Today was an interesting day. It was emotional, and fluxuating. It started as any other, bummed about going to work. LOL. Then it went haywire, as usual. My mind starting running and boom, I was in the Twilight Zone. Everything running through my head, including being told that someone was still in love with me. How in the world can that be true, when it never seemed they loved me to begin with? A heart is like a mirror, once it's broken it can be fixed, however you can still see the cracks. I don't believe anymore that people can change. I once did, but at this point I guess I have finally realized that they don't. Not my mother, not Justin, and in the end maybe not even myself. I'd like to think I have changed, and learned, but to be honest I'm not really sure I have done either. I would love to say that I will be stronger, wiser, better next time. The truth is, I probably won't. I will care, and try, and probably regret it later on.
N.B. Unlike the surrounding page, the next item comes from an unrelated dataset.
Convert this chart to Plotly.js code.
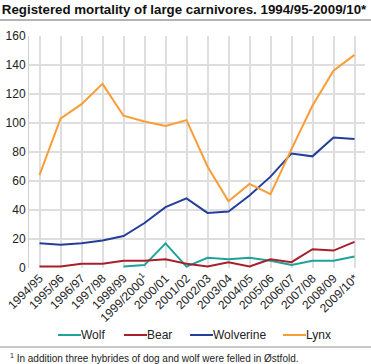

On a positive note...well...actually I got nothing right now. I'm doing good to not be in tears at this point.

Monday, October 11, 2010

Reflection

 There are some nights when I can't turn my brain off. If you know me at all, this doesn't surprise you. Whether it's about one thing or another, it's a never-ending movie that keeps playing over and over in my head that I break down scene by scene to analyze how it went and what it all means, etc. Last night it was mostly about the usual...

People.

 My life seems to be a revolving door. Meaning people come and go, no one ever sticks around for very long. I'm not quite sure yet if this is a reflection on me, or just the people I choose to allow in to my life. Either way I guess it's a reflection on me and my judgement. My ex-husband once told me that I was blind to people. I called him judgemental, he said I was neive. Maybe he was right. Giving people the benefit of the doubt isn't the best usually. In my experience the ones you do tend to use you in one way or another. Footprints left behind, my ass, try craters. I've hardened more than I used to be when it comes to letting someone close to me. Even now though I am still fooled from time to time. You think someone is genuine and is worth the risk of letting the wall come down. It's going to be different this time. Reality lets you know different. They will, in the end, still hurt you. I have learned hurting is inevitable. It's whether they bail on you after hurting you that is a true testament to character. Bailing is easy. Cowardly. Weak. Sticking around, proving that you are worth the effort, is not the easy path, it's the path less chosen. One word. Dedication. If the person makes you happy, why not dedicate yourself to keeping them around? "You deserve better." Is not a statement that makes sense. All that says is, " You deserve better, and I'm not willing to do the work to be better for you, it's not worth it to me. YOU are not worth it to me." At the same time, all I can do is sit there and think, "let me show you I am worth it." Which, I'm not sure which is worse, the original statement or my need to prove otherwise. I guess it's my dedication. When someone makes me happy, I tend to try my best not to lose them. Whether it's a friend, lover, or family. I would like to just once, have the effort returned. It seems I'm the option. Not the priority. Disposable. Unremarkable. I'm not sure anymore if that will ever change. I used to have hope that there was someone out there that would love me as much as I did them, but my hope in that is quickly fading. Lately, I can't even depend on myself, much less someone else. I never know which Sabrina I'm gunna get when I wake up. Is it going to be a strong "I am woman hear me roar" day, or a "oh shit FML" day? To those of you who have been witnessing my mess, you know who you are, and I thank you for being a shoulder for me. Love you.